Why is ID a problem for our society? Because it exposes the fundamental fault-line in society about whether there is a God or not. This debate is as old as Scripture (The fool says in his heart there is no God) and found its full expression through the Greek philosophers who anticipated all the discussions of today two and a half millenniums ago. But in the last century the battle seemed to have been won by the atheists. The 1860 Huxley-Wilberforce debate in Oxford was reported as having been won by the atheist Huxley, the 1925 Scopes Trial in Tennessee was actually won by the prosecution but presented in ‘Inherit the Wind’ as having been won by the defence. The 2005 Dover trial in Pennsylvania prevented the teaching of intelligent design in schools, and Richard Dawkins’s work is required reading in science classes in the UK to this day. If you go to a school or university today, the overall ethos is that belief in God is at best an optional extra for those poor souls who want to believe despite all the evidence against it. The smart people, however, are atheists, and they believe in science.

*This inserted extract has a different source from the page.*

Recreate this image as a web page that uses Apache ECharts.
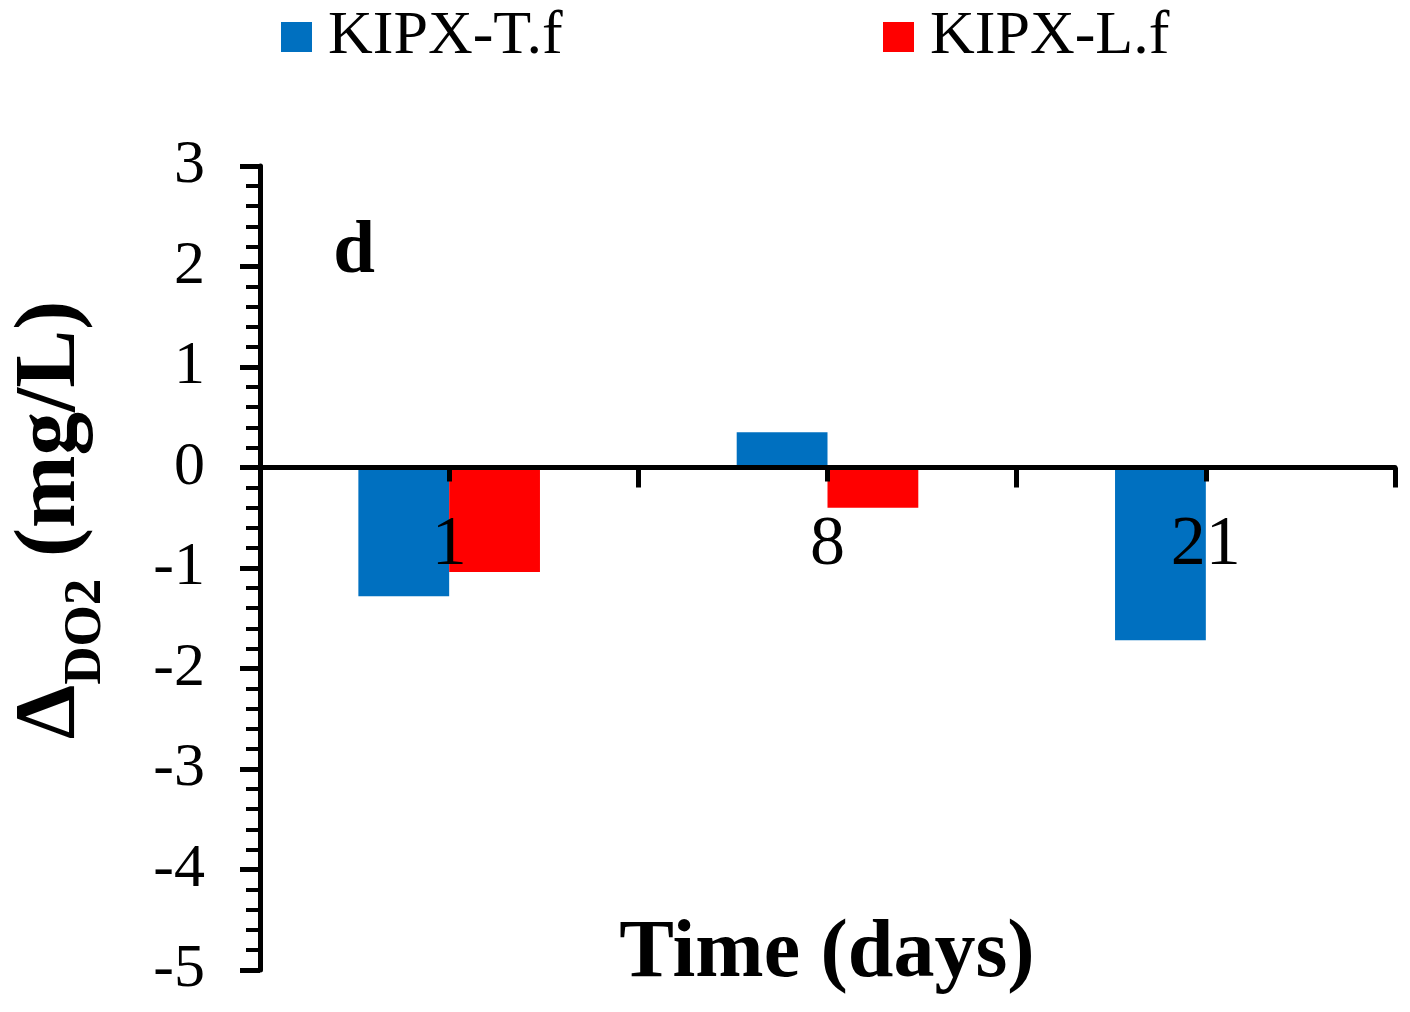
<!DOCTYPE html>
<html>
<head>
<meta charset="utf-8">
<script src="https://cdn.jsdelivr.net/npm/echarts@6/dist/echarts.min.js"></script>
<style>
html,body{margin:0;padding:0;background:#fff;}
#chart{width:1410px;height:1012px;}
</style>
</head>
<body>
<div id="chart"></div>
<script>
const days = ['1', '8', '21'];
const kipxT = [-1.28, 0.35, -1.72];
const kipxL = [-1.04, -0.40, 0];
const seriesNames = ['KIPX-T.f', 'KIPX-L.f'];
const yMin = -5, yMax = 3, yStep = 1;

const FONT = '"Liberation Serif", "Times New Roman", serif';
const gridTop = 166, gridBottom = 42, H = 1012;
const gridHeight = H - gridTop - gridBottom;
// shift the category axis up from the grid bottom to the y = 0 level
const zeroOffset = -gridHeight * (0 - yMin) / (yMax - yMin);

const chart = echarts.init(document.getElementById('chart'));
const legendText = {fontFamily: FONT, fontSize: 62, color: '#000', padding: [0, 0, 0, 11]};

chart.setOption({
  animation: false,
  backgroundColor: '#fff',
  grid: {left: 260, right: 15, top: gridTop, bottom: gridBottom, containLabel: false, outerBoundsMode: 'none'},
  legend: [
    {data: [seriesNames[0]], left: 281, top: 6, padding: 0, itemWidth: 31, itemHeight: 30, icon: 'rect', textStyle: legendText},
    {data: [seriesNames[1]], left: 883, top: 6, padding: 0, itemWidth: 31, itemHeight: 30, icon: 'rect', textStyle: legendText}
  ],
  xAxis: [
    {
      type: 'category', data: days, z: 5, position: 'bottom', offset: zeroOffset,
      axisLine: {onZero: false, lineStyle: {color: '#000', width: 5}},
      axisTick: {show: true, alignWithLabel: false, length: 20, lineStyle: {color: '#000', width: 5}},
      axisLabel: {fontFamily: FONT, fontSize: 70, color: '#000', margin: 43},
      splitLine: {show: false}
    },
    {
      type: 'category', data: days, z: 5, position: 'bottom', offset: zeroOffset,
      axisLine: {show: false, onZero: false},
      axisTick: {show: true, alignWithLabel: true, length: 14, lineStyle: {color: '#000', width: 5}},
      axisLabel: {show: false},
      splitLine: {show: false}
    }
  ],
  yAxis: {
    type: 'value', min: yMin, max: yMax, interval: yStep, z: 5,
    axisLine: {show: true, lineStyle: {color: '#000', width: 5}},
    axisTick: {show: true, length: 20, lineStyle: {color: '#000', width: 5}},
    minorTick: {show: true, splitNumber: 5, length: 14, lineStyle: {color: '#000', width: 4}},
    axisLabel: {fontFamily: FONT, fontSize: 62, color: '#000', margin: 55},
    splitLine: {show: false}
  },
  series: [
    {name: seriesNames[0], type: 'bar', data: kipxT, barWidth: '24%', barGap: '0%', itemStyle: {color: '#0070C0'}},
    {name: seriesNames[1], type: 'bar', data: kipxL, barWidth: '24%', barGap: '0%', itemStyle: {color: '#FF0000'}}
  ],
  graphic: [
    {type: 'text', x: 354, y: 253, z: 10, style: {text: 'd', fontFamily: FONT, fontSize: 75, fontWeight: 'bold', fill: '#000', align: 'center', verticalAlign: 'middle'}},
    {type: 'text', x: 827, y: 955, z: 10, style: {text: 'Time (days)', fontFamily: FONT, fontSize: 82, fontWeight: 'bold', fill: '#000', align: 'center', verticalAlign: 'middle'}},
    {type: 'text', x: 56, y: 520, rotation: Math.PI / 2, z: 10, style: {
      text: '{m|Δ}{s|DO2}{m| (mg/L)}', align: 'center', verticalAlign: 'middle', fill: '#000',
      rich: {
        m: {fontFamily: FONT, fontSize: 87, fontWeight: 'bold', lineHeight: 95, verticalAlign: 'top', fill: '#000'},
        s: {fontFamily: FONT, fontSize: 53, fontWeight: 'bold', lineHeight: 53, padding: [51, 0, 0, 0], verticalAlign: 'top', fill: '#000'}
      }
    }}
  ]
});
</script>
</body>
</html>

How intelligent design differs from other approaches
Usually, the debate is framed as between believing in God and believing in science. You can be a biblical creationist, believing God created the world in 6 days, or you can be a scientist who knows that the universe is 13.9 billion years old and that we arrived here through evolution. Or something like that. It is usually put as:
God versus science
That means all the attributes of science are on one side and all the attributes of belief are on the other. Who would choose feelings over facts? Who would choose opinions over truth? Only very foolish people whom you should pity. This is why most atheists who want to stay in the cool group will label intelligent design theorists as ‘creationists’ to avoid having to engage with what they say.Intelligent design frames the problem differently. ID doesn’t start with a belief in God. It doesn’t start with a belief in the inspiration of Scriptures. ID starts with the same physical data as the atheist and just asks the question, ‘is this evidence for atheism or for theism?’ ID is all about evidence, and evidence supports a case, and the case is that the scientific evidence points more towards theism than atheism. That’s why ID is so unpopular in the academy: we’re playing their game better than them. We’re using the same vocabulary and evidence, but showing that the evidence supports a belief in God, rather than a belief in no-god. Notice, they are both beliefs. The question is, which belief is the more reasonable?